Plotting code records
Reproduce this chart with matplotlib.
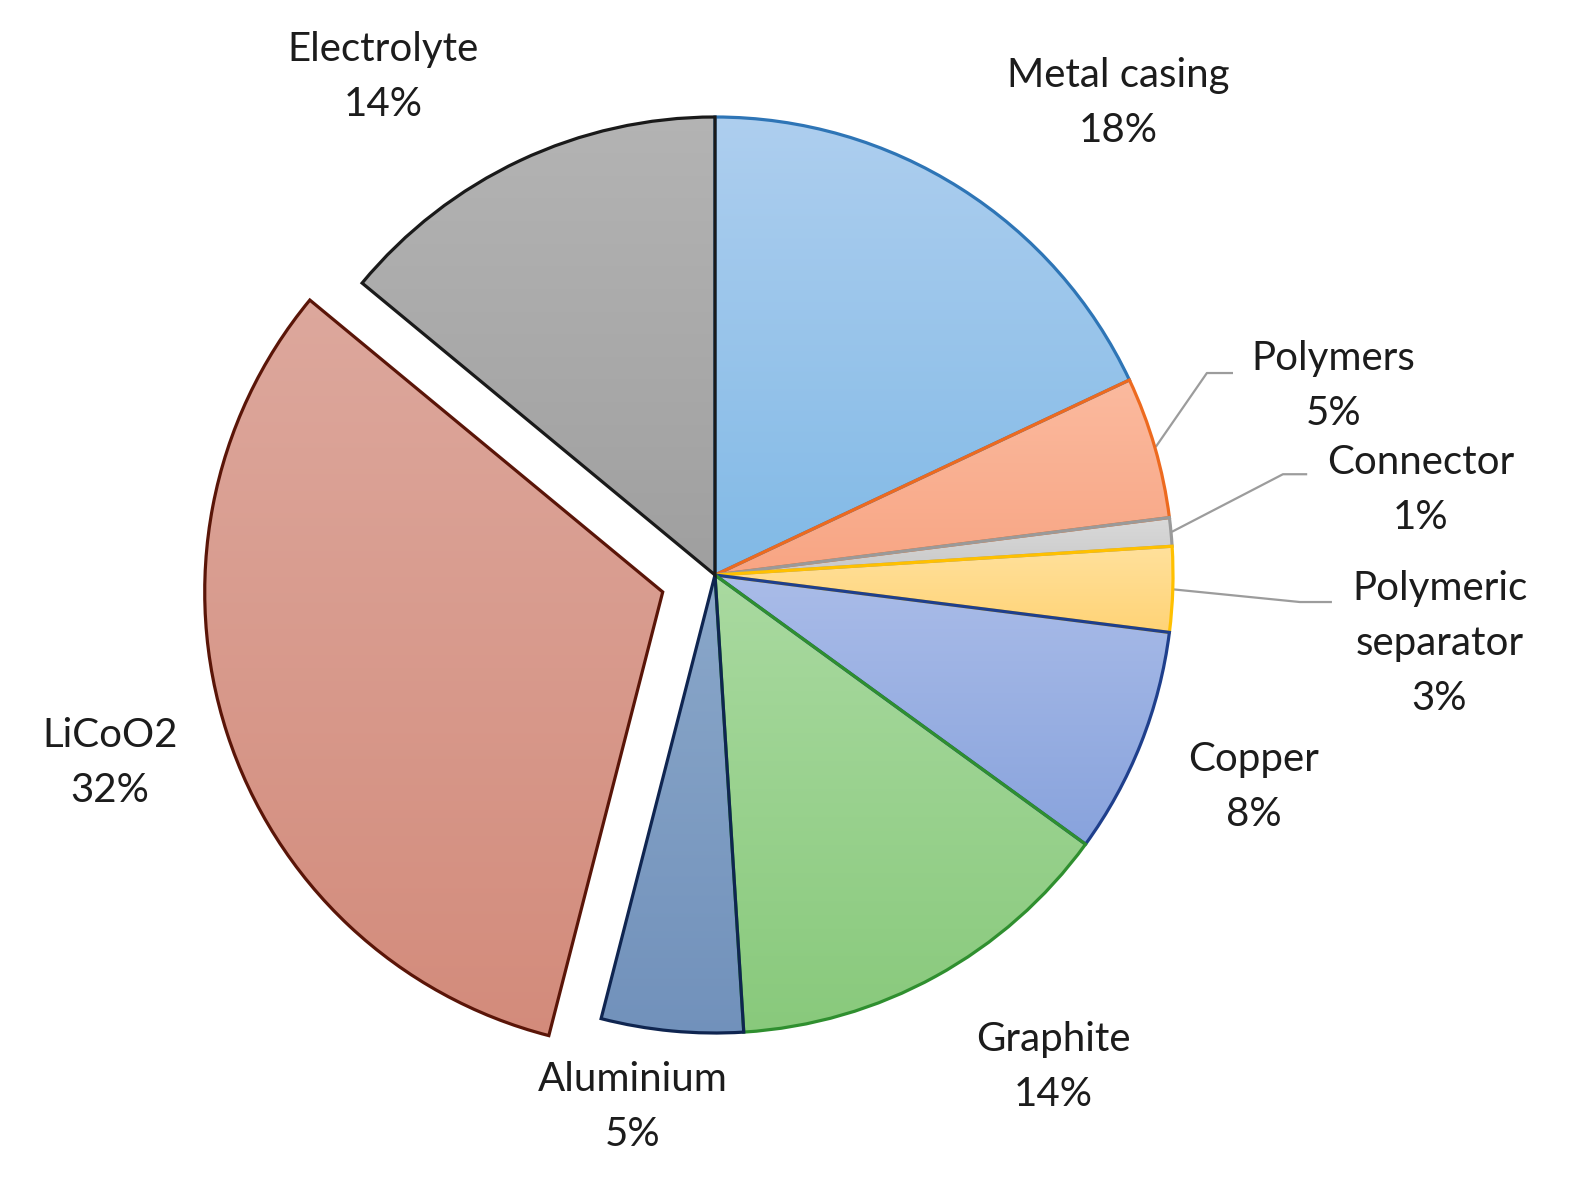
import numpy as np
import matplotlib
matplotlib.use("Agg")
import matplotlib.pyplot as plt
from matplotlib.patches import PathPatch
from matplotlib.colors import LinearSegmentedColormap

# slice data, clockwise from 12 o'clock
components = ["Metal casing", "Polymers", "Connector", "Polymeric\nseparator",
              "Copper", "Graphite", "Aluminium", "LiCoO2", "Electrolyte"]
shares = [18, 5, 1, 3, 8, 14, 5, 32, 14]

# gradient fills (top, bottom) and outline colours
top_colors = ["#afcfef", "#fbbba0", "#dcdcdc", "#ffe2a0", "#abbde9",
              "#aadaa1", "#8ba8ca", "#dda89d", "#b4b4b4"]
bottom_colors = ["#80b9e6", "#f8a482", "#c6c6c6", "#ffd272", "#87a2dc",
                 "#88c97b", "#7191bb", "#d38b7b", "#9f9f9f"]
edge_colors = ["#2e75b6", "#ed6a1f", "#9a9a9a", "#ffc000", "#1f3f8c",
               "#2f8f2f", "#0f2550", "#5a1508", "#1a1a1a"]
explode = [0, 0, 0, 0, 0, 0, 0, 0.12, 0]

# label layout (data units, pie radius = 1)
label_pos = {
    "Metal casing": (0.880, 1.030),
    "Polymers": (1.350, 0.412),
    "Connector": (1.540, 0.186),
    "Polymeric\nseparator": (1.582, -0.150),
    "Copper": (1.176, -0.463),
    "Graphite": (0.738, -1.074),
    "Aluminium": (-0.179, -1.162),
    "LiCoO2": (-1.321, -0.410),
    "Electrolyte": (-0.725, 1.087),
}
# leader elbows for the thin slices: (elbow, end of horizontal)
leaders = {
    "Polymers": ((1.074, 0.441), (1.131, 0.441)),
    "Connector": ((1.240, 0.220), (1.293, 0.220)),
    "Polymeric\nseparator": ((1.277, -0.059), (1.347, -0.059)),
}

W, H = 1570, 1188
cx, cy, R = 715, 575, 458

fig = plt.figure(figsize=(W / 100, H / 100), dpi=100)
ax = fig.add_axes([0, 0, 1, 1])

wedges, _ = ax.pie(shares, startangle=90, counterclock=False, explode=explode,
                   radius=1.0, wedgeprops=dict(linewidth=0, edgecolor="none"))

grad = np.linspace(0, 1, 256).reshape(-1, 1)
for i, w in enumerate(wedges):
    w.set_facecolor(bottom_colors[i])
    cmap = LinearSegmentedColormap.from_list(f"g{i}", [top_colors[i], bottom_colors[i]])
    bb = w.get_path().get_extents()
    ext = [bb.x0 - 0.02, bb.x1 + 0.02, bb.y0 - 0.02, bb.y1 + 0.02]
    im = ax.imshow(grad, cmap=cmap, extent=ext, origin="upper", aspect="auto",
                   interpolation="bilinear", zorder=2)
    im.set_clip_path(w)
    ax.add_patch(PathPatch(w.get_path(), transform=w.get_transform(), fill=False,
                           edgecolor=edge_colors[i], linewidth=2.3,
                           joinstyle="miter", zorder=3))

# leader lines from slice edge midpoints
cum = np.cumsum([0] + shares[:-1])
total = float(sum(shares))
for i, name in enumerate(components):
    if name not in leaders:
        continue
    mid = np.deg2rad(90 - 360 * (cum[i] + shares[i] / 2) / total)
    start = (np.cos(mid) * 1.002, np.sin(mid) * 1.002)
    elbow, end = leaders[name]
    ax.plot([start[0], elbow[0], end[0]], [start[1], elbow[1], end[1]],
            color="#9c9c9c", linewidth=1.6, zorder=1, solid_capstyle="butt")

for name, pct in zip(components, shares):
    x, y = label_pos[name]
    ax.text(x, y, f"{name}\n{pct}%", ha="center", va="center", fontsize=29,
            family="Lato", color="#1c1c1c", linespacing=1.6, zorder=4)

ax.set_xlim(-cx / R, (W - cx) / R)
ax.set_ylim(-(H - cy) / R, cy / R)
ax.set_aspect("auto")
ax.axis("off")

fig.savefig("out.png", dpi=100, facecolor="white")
* * *
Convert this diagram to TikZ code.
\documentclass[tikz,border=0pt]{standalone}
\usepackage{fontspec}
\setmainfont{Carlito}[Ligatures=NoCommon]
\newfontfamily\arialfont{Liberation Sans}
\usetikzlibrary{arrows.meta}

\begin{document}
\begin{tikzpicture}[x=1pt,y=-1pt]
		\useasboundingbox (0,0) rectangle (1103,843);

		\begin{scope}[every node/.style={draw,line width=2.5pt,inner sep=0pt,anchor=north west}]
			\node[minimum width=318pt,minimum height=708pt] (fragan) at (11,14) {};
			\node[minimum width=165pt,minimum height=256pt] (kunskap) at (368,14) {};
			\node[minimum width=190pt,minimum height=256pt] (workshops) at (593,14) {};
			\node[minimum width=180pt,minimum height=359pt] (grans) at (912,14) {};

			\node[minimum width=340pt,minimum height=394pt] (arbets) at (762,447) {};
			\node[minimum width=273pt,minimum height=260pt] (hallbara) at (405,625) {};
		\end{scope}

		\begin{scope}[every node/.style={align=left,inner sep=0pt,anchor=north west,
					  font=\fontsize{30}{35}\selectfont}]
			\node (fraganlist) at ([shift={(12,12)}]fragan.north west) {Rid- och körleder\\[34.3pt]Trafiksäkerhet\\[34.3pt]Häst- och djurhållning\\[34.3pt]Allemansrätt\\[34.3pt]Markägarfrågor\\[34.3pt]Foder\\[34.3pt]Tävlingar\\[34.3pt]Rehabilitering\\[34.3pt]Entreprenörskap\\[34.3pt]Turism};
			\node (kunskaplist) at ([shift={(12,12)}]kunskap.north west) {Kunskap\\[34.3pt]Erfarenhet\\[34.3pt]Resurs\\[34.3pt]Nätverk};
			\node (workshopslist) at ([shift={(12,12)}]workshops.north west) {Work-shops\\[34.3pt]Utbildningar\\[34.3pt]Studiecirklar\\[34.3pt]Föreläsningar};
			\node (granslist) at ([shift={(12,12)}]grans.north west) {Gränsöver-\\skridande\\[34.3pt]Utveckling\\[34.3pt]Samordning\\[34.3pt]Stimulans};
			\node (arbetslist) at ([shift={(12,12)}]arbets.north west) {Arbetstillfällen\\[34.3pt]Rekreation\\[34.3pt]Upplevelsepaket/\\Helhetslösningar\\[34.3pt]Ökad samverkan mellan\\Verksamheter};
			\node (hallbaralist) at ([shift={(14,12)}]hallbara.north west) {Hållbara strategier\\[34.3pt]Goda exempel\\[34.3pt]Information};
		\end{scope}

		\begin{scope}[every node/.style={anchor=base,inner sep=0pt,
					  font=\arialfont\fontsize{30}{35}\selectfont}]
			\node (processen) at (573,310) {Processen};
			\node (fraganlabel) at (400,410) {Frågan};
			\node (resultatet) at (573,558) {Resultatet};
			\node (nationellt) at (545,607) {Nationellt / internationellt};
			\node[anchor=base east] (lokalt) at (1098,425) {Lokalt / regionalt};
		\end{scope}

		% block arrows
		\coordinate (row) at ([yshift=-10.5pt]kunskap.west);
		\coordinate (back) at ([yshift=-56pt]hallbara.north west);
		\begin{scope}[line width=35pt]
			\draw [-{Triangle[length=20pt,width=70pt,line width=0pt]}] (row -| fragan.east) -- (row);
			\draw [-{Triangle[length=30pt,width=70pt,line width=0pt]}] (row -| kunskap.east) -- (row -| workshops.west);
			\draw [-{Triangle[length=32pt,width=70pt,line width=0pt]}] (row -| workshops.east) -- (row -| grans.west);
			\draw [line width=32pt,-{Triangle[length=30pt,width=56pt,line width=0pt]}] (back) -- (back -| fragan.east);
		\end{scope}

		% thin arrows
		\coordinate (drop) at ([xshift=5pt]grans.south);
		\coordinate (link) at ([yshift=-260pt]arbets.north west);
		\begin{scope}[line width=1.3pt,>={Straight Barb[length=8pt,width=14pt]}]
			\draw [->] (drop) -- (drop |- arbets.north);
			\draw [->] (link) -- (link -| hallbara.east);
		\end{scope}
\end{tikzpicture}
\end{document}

● Brief
Give back the exact lines above, running from the one that has "Reproduce this chart with matplotlib." through the one that has "explode = [0, 0, 0, 0, 0, 0, 0, 0.12, 0]", with nothing added and no pictures.

● Correct response
Reproduce this chart with matplotlib.
import numpy as np
import matplotlib
matplotlib.use("Agg")
import matplotlib.pyplot as plt
from matplotlib.patches import PathPatch
from matplotlib.colors import LinearSegmentedColormap

# slice data, clockwise from 12 o'clock
components = ["Metal casing", "Polymers", "Connector", "Polymeric\nseparator",
              "Copper", "Graphite", "Aluminium", "LiCoO2", "Electrolyte"]
shares = [18, 5, 1, 3, 8, 14, 5, 32, 14]

# gradient fills (top, bottom) and outline colours
top_colors = ["#afcfef", "#fbbba0", "#dcdcdc", "#ffe2a0", "#abbde9",
              "#aadaa1", "#8ba8ca", "#dda89d", "#b4b4b4"]
bottom_colors = ["#80b9e6", "#f8a482", "#c6c6c6", "#ffd272", "#87a2dc",
                 "#88c97b", "#7191bb", "#d38b7b", "#9f9f9f"]
edge_colors = ["#2e75b6", "#ed6a1f", "#9a9a9a", "#ffc000", "#1f3f8c",
               "#2f8f2f", "#0f2550", "#5a1508", "#1a1a1a"]
explode = [0, 0, 0, 0, 0, 0, 0, 0.12, 0]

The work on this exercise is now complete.